Business owners, SME directors, and board members.

Key Points:

  • Directors must adhere to duties under the Corporations Act 2001 (Cth).
  • Stay informed about the company’s financial status and operations.
  • Adopt a critical mindset and address inconsistencies in board papers.
  • Maintain financial literacy through professional development.
  • Implement strong corporate governance processes.
  • Seek external advice when necessary.
  • Regularly assess the company’s solvency to prevent financial trouble.

Full Article:

Directors hold significant responsibilities under the Corporations Act 2001 (Cth), with severe consequences for non-compliance. This article outlines practical strategies to help directors fulfil their duties effectively, ensuring the company’s financial health and legal compliance.

Key Duties of Directors

Directors must:

  • Exercise powers with care and diligence.
  • Act in good faith in the company’s best interests.
  • Avoid improper use of position or information.
  • Prevent the company from insolvent trading.

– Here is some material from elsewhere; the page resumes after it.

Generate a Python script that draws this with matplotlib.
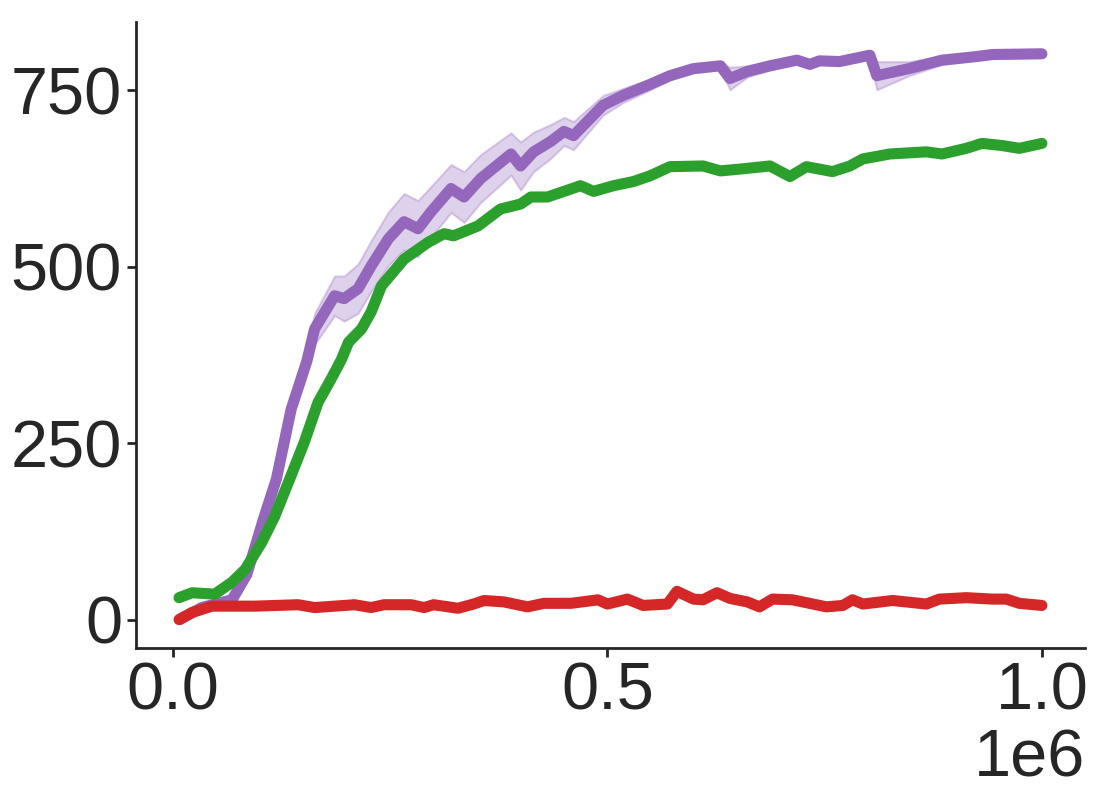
import numpy as np
import matplotlib
matplotlib.use("Agg")
import matplotlib.pyplot as plt
import seaborn as sns

# ---- data (x in units of 1e6 env steps) ----
purple_x = [0.008, 0.033, 0.068, 0.085, 0.104, 0.119, 0.136, 0.154, 0.163, 0.186, 0.197, 0.213,
            0.228, 0.248, 0.266, 0.282, 0.297, 0.320, 0.335, 0.354, 0.389, 0.400, 0.415, 0.435,
            0.450, 0.461, 0.472, 0.495, 0.518, 0.546, 0.572, 0.599, 0.630, 0.641, 0.661, 0.687,
            0.718, 0.733, 0.744, 0.767, 0.802, 0.810, 0.847, 0.885, 0.924, 0.943, 1.0]
purple_y = [0, 17, 28, 64, 142, 199, 298, 366, 412, 459, 455, 469,
            501, 540, 564, 554, 578, 611, 599, 625, 660, 643, 663, 678,
            692, 686, 700, 729, 743, 757, 771, 781, 785, 767, 777, 785,
            793, 787, 792, 791, 800, 771, 781, 793, 798, 801, 802]
purple_std = [0, 3, 4, 6, 8, 10, 14, 18, 22, 28, 32, 35,
              36, 38, 40, 40, 36, 34, 36, 34, 30, 34, 28, 24,
              20, 20, 18, 14, 10, 8, 6, 6, 5, 16, 8, 6,
              5, 5, 4, 4, 4, 20, 10, 6, 5, 5, 5]

green_x = [0.007, 0.022, 0.048, 0.068, 0.083, 0.102, 0.117, 0.133, 0.151, 0.167, 0.182, 0.194,
           0.202, 0.217, 0.228, 0.240, 0.266, 0.294, 0.312, 0.323, 0.351, 0.377, 0.400, 0.412,
           0.431, 0.450, 0.469, 0.484, 0.507, 0.530, 0.549, 0.572, 0.610, 0.630, 0.656, 0.687,
           0.710, 0.729, 0.759, 0.779, 0.794, 0.825, 0.867, 0.885, 0.913, 0.931, 0.954, 0.974, 1.0]
green_y = [31, 38, 36, 53, 71, 109, 146, 195, 251, 308, 341, 369,
           393, 412, 436, 473, 511, 535, 547, 544, 558, 582, 589, 599,
           599, 607, 615, 607, 615, 621, 629, 642, 643, 636, 639, 643,
           628, 642, 635, 643, 653, 660, 663, 660, 668, 675, 672, 668, 675]

red_x = [0.007, 0.022, 0.045, 0.094, 0.144, 0.163, 0.209, 0.228, 0.243, 0.274, 0.289, 0.300,
         0.328, 0.346, 0.358, 0.381, 0.408, 0.427, 0.458, 0.477, 0.489, 0.500, 0.523, 0.541,
         0.569, 0.580, 0.599, 0.610, 0.626, 0.641, 0.661, 0.675, 0.690, 0.713, 0.752, 0.771,
         0.782, 0.794, 0.828, 0.867, 0.882, 0.913, 0.943, 0.959, 0.974, 1.0]
red_y = [0, 10, 19, 19, 21, 17, 21, 17, 21, 21, 17, 21,
         16, 22, 27, 25, 18, 23, 23, 26, 28, 22, 29, 20,
         22, 40, 29, 28, 38, 30, 25, 18, 29, 28, 18, 20,
         28, 22, 27, 22, 29, 31, 29, 29, 23, 20]

yticks = [0, 250, 500, 750]
xticks = [0.0, 0.5, 1.0]

sns.set_style("ticks")
plt.rcParams['font.family'] = ['Liberation Sans', 'DejaVu Sans']

fig = plt.figure(figsize=(10.96, 8.08), dpi=100)
ax = fig.add_axes([0.124, 0.198, 0.866, 0.775])

scale = 1e6
px = np.array(purple_x) * scale
py = np.array(purple_y, dtype=float)
ps = np.array(purple_std, dtype=float)
ax.fill_between(px, py - ps, py + ps, color="#9467bd", alpha=0.3, linewidth=1.5,
                edgecolor="#9467bd")
ax.plot(px, py, color="#9467bd", lw=8, solid_capstyle="round", solid_joinstyle="round")
ax.plot(np.array(green_x) * scale, green_y, color="#2ca02c", lw=8,
        solid_capstyle="round", solid_joinstyle="round")
ax.plot(np.array(red_x) * scale, red_y, color="#d62728", lw=8,
        solid_capstyle="round", solid_joinstyle="round")

ax.set_yticks(yticks)
ax.set_xticks(np.array(xticks) * scale)
ax.tick_params(labelsize=48, length=6.5, width=2, colors="#262626", labelcolor="#262626")
ax.xaxis.get_offset_text().set_fontsize(48)
ax.xaxis.get_offset_text().set_color("#262626")
for s in ["left", "bottom"]:
    ax.spines[s].set_linewidth(2)
    ax.spines[s].set_color("#262626")
sns.despine(ax=ax)

fig.savefig("out.png", dpi=100)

Regardless of the company’s size, these duties remain consistent across SMEs, SMSFs, and ASX-listed companies.

Practical Strategies for Directors
  1. Monitor Financial Position and Operations
    • Stay informed about the company’s financial status.
    • Regularly attend board meetings and actively participate.
    • Allocate sufficient time for discussion of key matters.
  2. Adopt a Critical Mindset
    • Be proactive in addressing inconsistencies in board papers.
    • Raise issues where information appears incomplete or misleading.
    • Exercise caution in high-risk situations, such as major transactions and capital raisings.
  3. Maintain Financial Literacy
    • Pursue professional development to understand solvency indicators and financial reporting standards.
    • Be equipped to make informed financial decisions.
  4. Implement Strong Corporate Governance
    • Ensure effective board briefing processes are in place.
    • Record detailed minutes reflecting board discussions and decisions.
  5. Seek External Advice
    • Engage professionals for independent advice, especially in complex matters.
    • Scrutinise external advice to ensure it meets the company’s needs.
  6. Regularly Assess Solvency
    • Ensure reliable financial statements and review cash flow forecasts.
    • Seek advice from insolvency practitioners if necessary.
Common Pitfalls for SME Directors

SME directors often lack awareness of their duties and the extent of personal liability. To mitigate risks:

  • Define roles and responsibilities clearly.
  • Ensure all directors are involved and informed about company affairs.
Consequences of Non-Compliance

Failing to fulfil director duties can lead to personal liability, financial compensation, or criminal penalties for reckless or dishonest breaches.


Directors must guide and monitor their company’s management diligently to avoid severe penalties. Implementing these strategies will help directors meet their obligations and protect their company’s financial health.